Speaking to The New York Times, Martin laid out a screed.

The people in Westeros are fighting their individual battles over power and status and wealth. And those are so distracting them that they’re ignoring the threat of “winter is coming,” which has the potential to destroy all of them and to destroy their world. And there is a great parallel there to, I think, what I see this planet doing here, where we’re fighting our own battles. We’re fighting over issues, important issues, mind you — foreign policy, domestic policy, civil rights, social responsibility, social justice. All of these things are important.

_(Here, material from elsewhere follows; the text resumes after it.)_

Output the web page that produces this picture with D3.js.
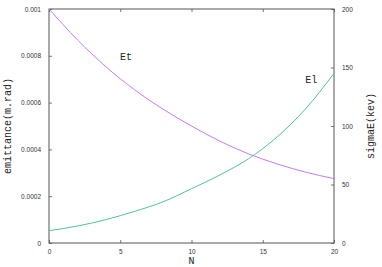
<!DOCTYPE html>
<html>
<head>
<meta charset="utf-8">
<script src="https://cdn.jsdelivr.net/npm/d3@7"></script>
<style>
  body { margin: 0; background: #fff; }
  .tick text { font-family: "Liberation Sans", Arial, sans-serif; font-size: 6.5px; fill: #333; }
  .lbl { font-family: "Liberation Mono", "DejaVu Sans Mono", monospace; font-size: 10px; fill: #222; }
</style>
</head>
<body>
<svg id="chart" width="382" height="267"></svg>
<script>
// Data
const N = [0, 2, 4, 6, 8, 10, 12, 14, 16, 18, 20];
const etValues = [0.001, 0.000868, 0.000753, 0.000655, 0.000572, 0.000500, 0.000435, 0.000381, 0.000338, 0.000303, 0.000275]; // emittance (m.rad)
const elValues = [10.5, 14.5, 20.0, 27.0, 35.2, 46.4, 58.2, 72.0, 90.6, 114.6, 145.0]; // sigmaE (kev)
const xTicks = [0, 5, 10, 15, 20];
const yTicks = [0, 0.0002, 0.0004, 0.0006, 0.0008, 0.001];
const y2Ticks = [0, 50, 100, 150, 200];

const MARGIN = { top: 9, right: 48, bottom: 24, left: 49 };
const COLORS = { et: '#c47af8', el: '#4cc4a0', border: '#555' };

const svg = d3.select('#chart');
const W = 382, H = 267;
const pw = W - MARGIN.left - MARGIN.right;
const ph = H - MARGIN.top - MARGIN.bottom;

const g = svg.append('g').attr('transform', `translate(${MARGIN.left},${MARGIN.top})`);

const x = d3.scaleLinear().domain([0, 20]).range([0, pw]);
const y = d3.scaleLinear().domain([0, 0.001]).range([ph, 0]);
const y2 = d3.scaleLinear().domain([0, 200]).range([ph, 0]);

// Axes (gnuplot-like inward ticks)
function styleAxis(sel) {
  sel.select('.domain').remove();
  sel.selectAll('.tick line').attr('stroke', '#777');
}

g.append('g').attr('transform', `translate(0,${ph})`)
  .call(d3.axisBottom(x).tickValues(xTicks).tickSizeInner(-3).tickSizeOuter(0).tickPadding(6).tickFormat(d3.format('d')))
  .call(styleAxis);

g.append('g')
  .call(d3.axisTop(x).tickValues(xTicks).tickSizeInner(-3).tickSizeOuter(0).tickFormat(''))
  .call(styleAxis);

g.append('g')
  .call(d3.axisLeft(y).tickValues(yTicks).tickSizeInner(-3).tickSizeOuter(0).tickPadding(8).tickFormat(d => d === 0 ? '0' : String(+d.toFixed(4))))
  .call(styleAxis);

g.append('g').attr('transform', `translate(${pw},0)`)
  .call(d3.axisRight(y2).tickValues(y2Ticks).tickSizeInner(-3).tickSizeOuter(0).tickPadding(8).tickFormat(d3.format('d')))
  .call(styleAxis);

// Border
g.append('rect')
  .attr('width', pw).attr('height', ph)
  .attr('fill', 'none').attr('stroke', COLORS.border).attr('stroke-width', 1);

// Curves
const lineEt = d3.line().x((d, i) => x(N[i])).y(d => y(d)).curve(d3.curveMonotoneX);
const lineEl = d3.line().x((d, i) => x(N[i])).y(d => y2(d)).curve(d3.curveMonotoneX);

g.append('path').datum(etValues)
  .attr('d', lineEt).attr('fill', 'none').attr('stroke', COLORS.et).attr('stroke-width', 1);
g.append('path').datum(elValues)
  .attr('d', lineEl).attr('fill', 'none').attr('stroke', COLORS.el).attr('stroke-width', 1);

// Curve labels
g.append('text').attr('class', 'lbl').attr('x', x(5.4)).attr('y', y(0.000782)).attr('text-anchor', 'middle').text('Et');
g.append('text').attr('class', 'lbl').attr('x', x(18.4)).attr('y', y2(137)).attr('text-anchor', 'middle').text('El');

// Axis titles
svg.append('text').attr('class', 'lbl')
  .attr('transform', `translate(11,${MARGIN.top + ph / 2}) rotate(-90)`)
  .attr('text-anchor', 'middle').text('emittance(m.rad)');
svg.append('text').attr('class', 'lbl')
  .attr('transform', `translate(374,${MARGIN.top + ph / 2}) rotate(-90)`)
  .attr('text-anchor', 'middle').text('sigmaE(kev)');
svg.append('text').attr('class', 'lbl')
  .attr('x', MARGIN.left + pw / 2).attr('y', 264)
  .attr('text-anchor', 'middle').text('N');
</script>
</body>
</html>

But while we’re tearing ourselves apart over this and expending so much energy, there exists this threat of climate change, which, to my mind, is conclusively proved by most of the data and 99.9 percent of the scientific community.
HBO

Martin went on to insist climate change was the most significant issue of our time.

And it really has the potential to destroy our world. And we’re ignoring that while we worry about the next election and issues that people are concerned about, like jobs. Jobs are a very important issue, of course. All of these things are important issues. But none of them are important if, like, we’re dead and our cities are under the ocean. So really, climate change should be the number one priority for any politician who is capable of looking past the next election. But unfortunately, there are only a handful of those.

Martin's prescience on the subject is remarkable, considering he started the novels in the early 1990s. But perhaps that's why the story is so resonant now. People need an ending that shows humanity survives.

Game of Thrones' final season arrives in 2019 on HBO.